Saturday, December 29, 2012

Juicy Crab Cakes



Ingredients :

4 cans Lump Crab Meat or 1-1/2 lbs fresh picked (if you've got skills)
1 Green Onion
1 Tbsp. Dijon Mustard
1 ½ cups finely crushed low fat or fat free Ritz crackers (about 40)
1 cup low fat Hellman’s (or Best Foods) mayonnaise
¼ cup fresh squeezed lime juice
¼ cup olive oil
¼ cup fat free sour cream
2 tsp. grated lime peel (wash limes thoroughly)
1 tsp. chopped cilantro



Directions :

Combine Crab Meat, green onion, mustard and only 1 cup crushed crackers, ½ cup mayonnaise, and 2 tablespoons of lime juice and mix together. Shape into 6 patties and coat with the remaining cracker crumbs.

In a large skillet, heat olive oil over medium heat. Cook Crab Cakes for approx. 3-4 min on each side or until lightly browned. Place on serving platter.
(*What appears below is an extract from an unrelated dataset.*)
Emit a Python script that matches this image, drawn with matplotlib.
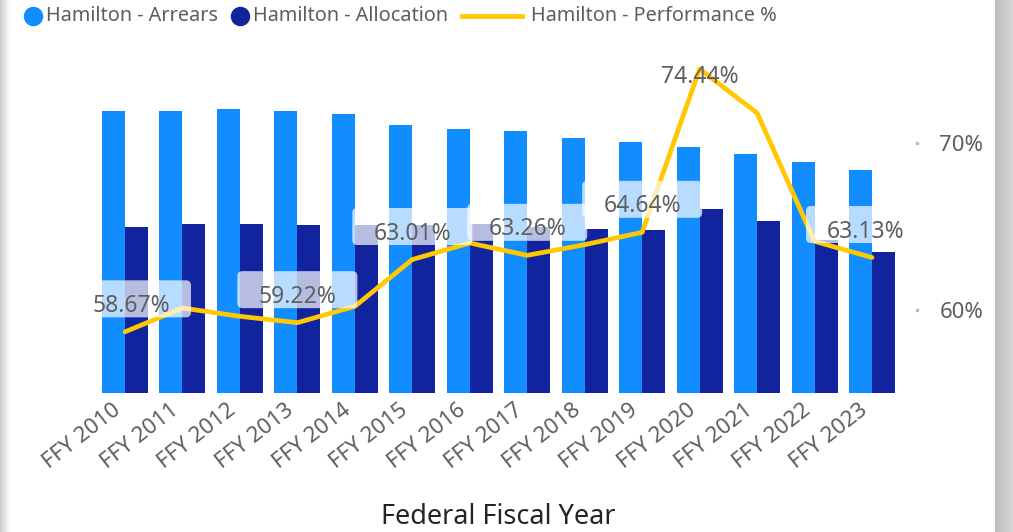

Juicy Dipping Sauce- combine sour cream, lime peel, remaining mayonnaise and 2 tablespoons of lime juice and whisk until well blended. Drop a dollop of sauce onto each cake and sprinkle with a pinch of cilantro.
For those who like it extra juicy, slice a lime and place wedges on platter for squeezing.